DIRECTIVE :: Repeat every entry word for word, but leave the images out of your copy.

INPUT FOR THIS TASK ::
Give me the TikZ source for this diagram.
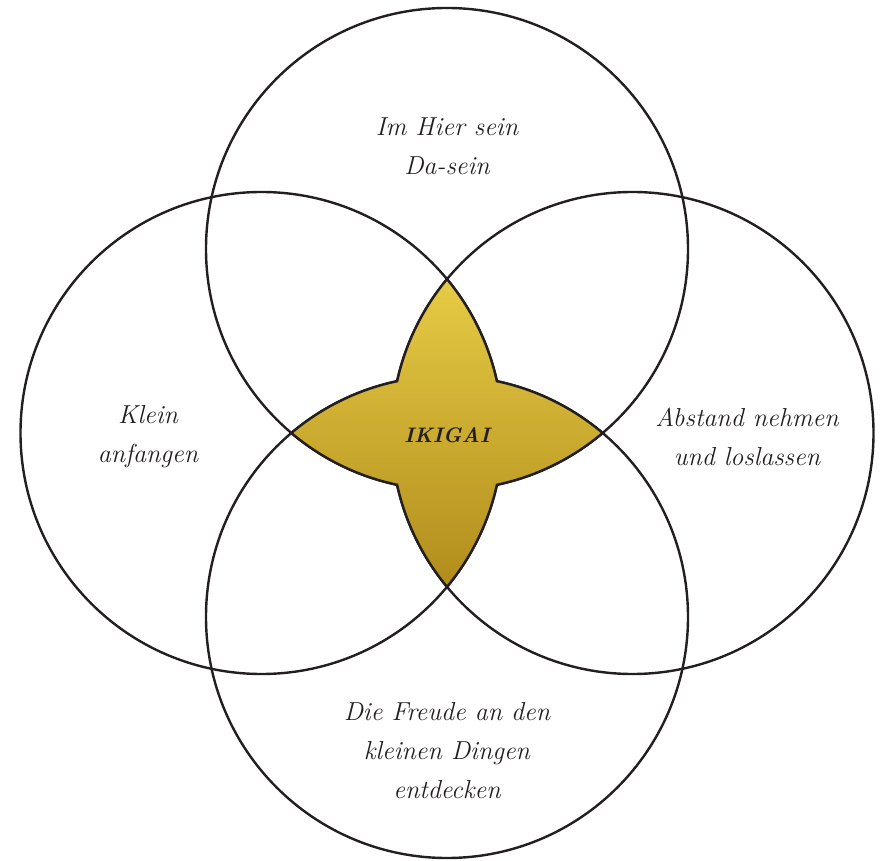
\documentclass[tikz,border=0pt]{standalone}
\usepackage{tikz}
\usetikzlibrary{positioning}
\definecolor{goldlt}{HTML}{E6CB45}
\definecolor{goldmd}{HTML}{D3B12E}
\definecolor{golddk}{HTML}{B18C1B}
\definecolor{inkc}{HTML}{231F20}
\newcommand{\crad}{241}
% one arc of the star outline, on a circle of radius \crad
\newcommand{\sarc}[2]{arc[start angle=#1, end angle=#2, radius=\crad]}

\begin{document}
\begin{tikzpicture}[x=1pt, y=1pt,
  every node/.style={font=\fontsize{26}{39}\selectfont\itshape, text=inkc, align=center},
  ring/.style={draw=inkc, line width=2.4pt}]
\useasboundingbox (0,0) rectangle (883,860);
% circle centres
\coordinate (ctop) at (447,611);
\coordinate (cbot) at (447,243);
\coordinate (clft) at (261.5,427);
\coordinate (crgt) at (632.5,427);
% tip of the star (left and right circle meet)
\coordinate (stip) at (447,580.85);
% circles
\foreach \c in {ctop,cbot,clft,crgt}
  \draw[ring] (\c) circle (\crad);
% golden star
\shadedraw[ring, top color=goldlt, middle color=goldmd, bottom color=golddk]
  (stip) \sarc{140.33}{167.59} \sarc{101.94}{130.23}
  \sarc{229.77}{258.06} \sarc{192.41}{219.67}
  \sarc{320.33}{347.59} \sarc{281.94}{310.23}
  \sarc{49.77}{78.06} \sarc{12.41}{39.67} -- cycle;
% labels
\node (ttop) at (447,714) {Im Hier sein\\Da-sein};
\node (tlft) at (148,423) {Klein\\anfangen};
\node (trgt) at (747,423) {Abstand nehmen\\und loslassen};
\node (tbot) at (447,109) {Die Freude an den\\kleinen Dingen\\entdecken};
\node[font=\fontsize{21}{25}\selectfont\bfseries\itshape] (tiki) at (447,425) {IKIGAI};
\end{tikzpicture}
\end{document}
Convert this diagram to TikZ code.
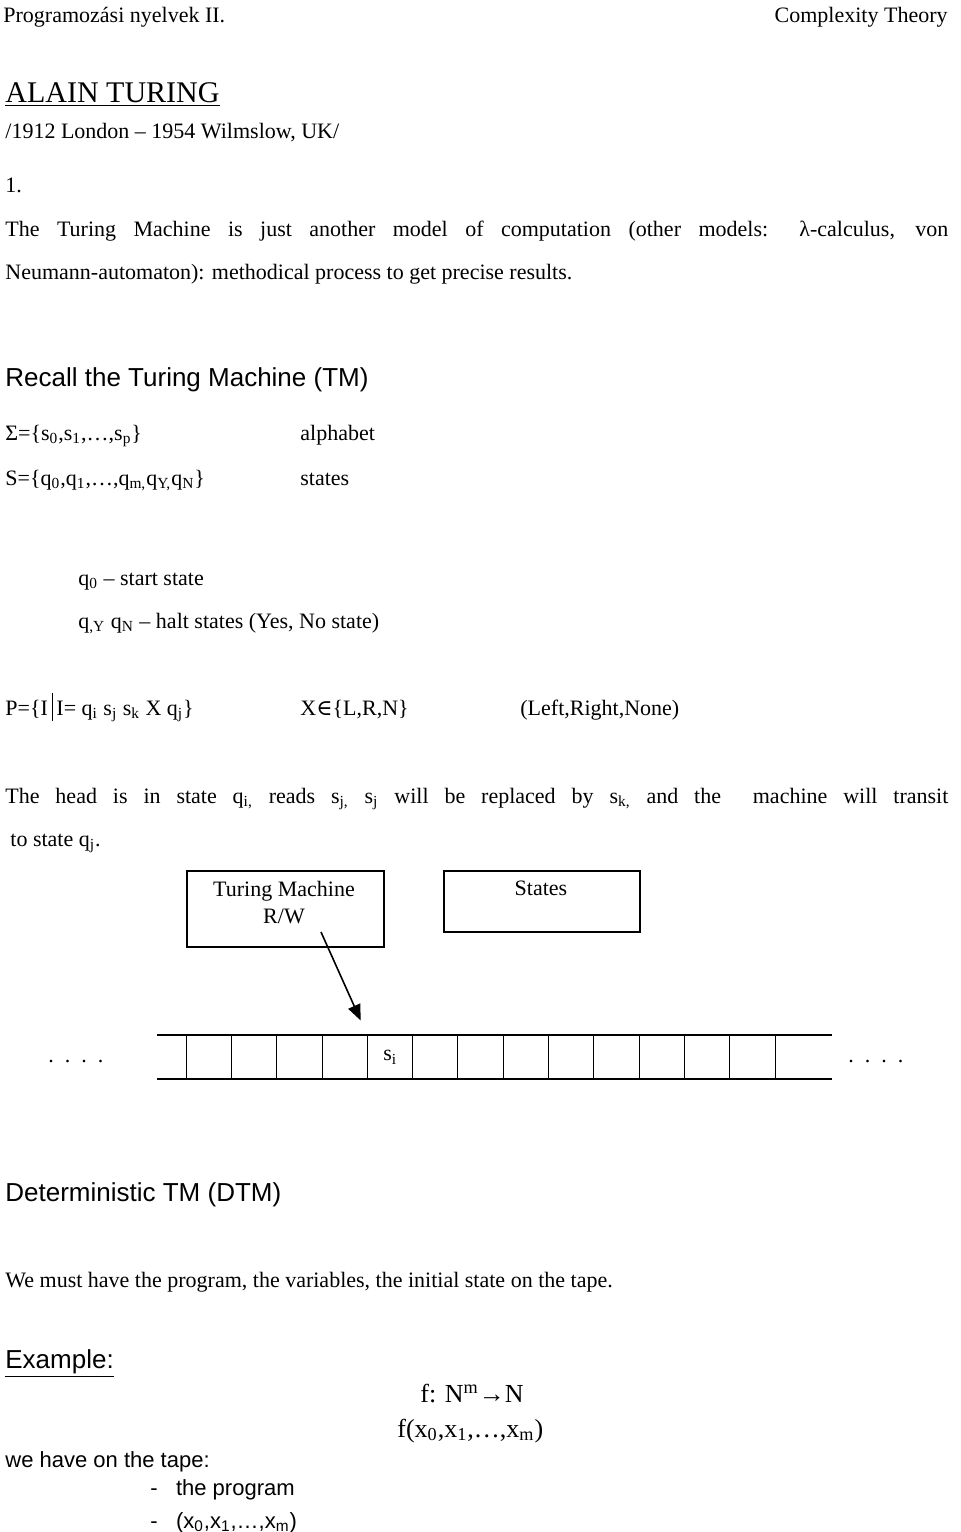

SOLUTION ::
Give me the TikZ source for this diagram.
\documentclass[tikz,border=0pt]{standalone}
\usepackage{tikz}
\usetikzlibrary{positioning}
\definecolor{goldlt}{HTML}{E6CB45}
\definecolor{goldmd}{HTML}{D3B12E}
\definecolor{golddk}{HTML}{B18C1B}
\definecolor{inkc}{HTML}{231F20}
\newcommand{\crad}{241}
% one arc of the star outline, on a circle of radius \crad
\newcommand{\sarc}[2]{arc[start angle=#1, end angle=#2, radius=\crad]}

\begin{document}
\begin{tikzpicture}[x=1pt, y=1pt,
  every node/.style={font=\fontsize{26}{39}\selectfont\itshape, text=inkc, align=center},
  ring/.style={draw=inkc, line width=2.4pt}]
\useasboundingbox (0,0) rectangle (883,860);
% circle centres
\coordinate (ctop) at (447,611);
\coordinate (cbot) at (447,243);
\coordinate (clft) at (261.5,427);
\coordinate (crgt) at (632.5,427);
% tip of the star (left and right circle meet)
\coordinate (stip) at (447,580.85);
% circles
\foreach \c in {ctop,cbot,clft,crgt}
  \draw[ring] (\c) circle (\crad);
% golden star
\shadedraw[ring, top color=goldlt, middle color=goldmd, bottom color=golddk]
  (stip) \sarc{140.33}{167.59} \sarc{101.94}{130.23}
  \sarc{229.77}{258.06} \sarc{192.41}{219.67}
  \sarc{320.33}{347.59} \sarc{281.94}{310.23}
  \sarc{49.77}{78.06} \sarc{12.41}{39.67} -- cycle;
% labels
\node (ttop) at (447,714) {Im Hier sein\\Da-sein};
\node (tlft) at (148,423) {Klein\\anfangen};
\node (trgt) at (747,423) {Abstand nehmen\\und loslassen};
\node (tbot) at (447,109) {Die Freude an den\\kleinen Dingen\\entdecken};
\node[font=\fontsize{21}{25}\selectfont\bfseries\itshape] (tiki) at (447,425) {IKIGAI};
\end{tikzpicture}
\end{document}
Convert this diagram to TikZ code.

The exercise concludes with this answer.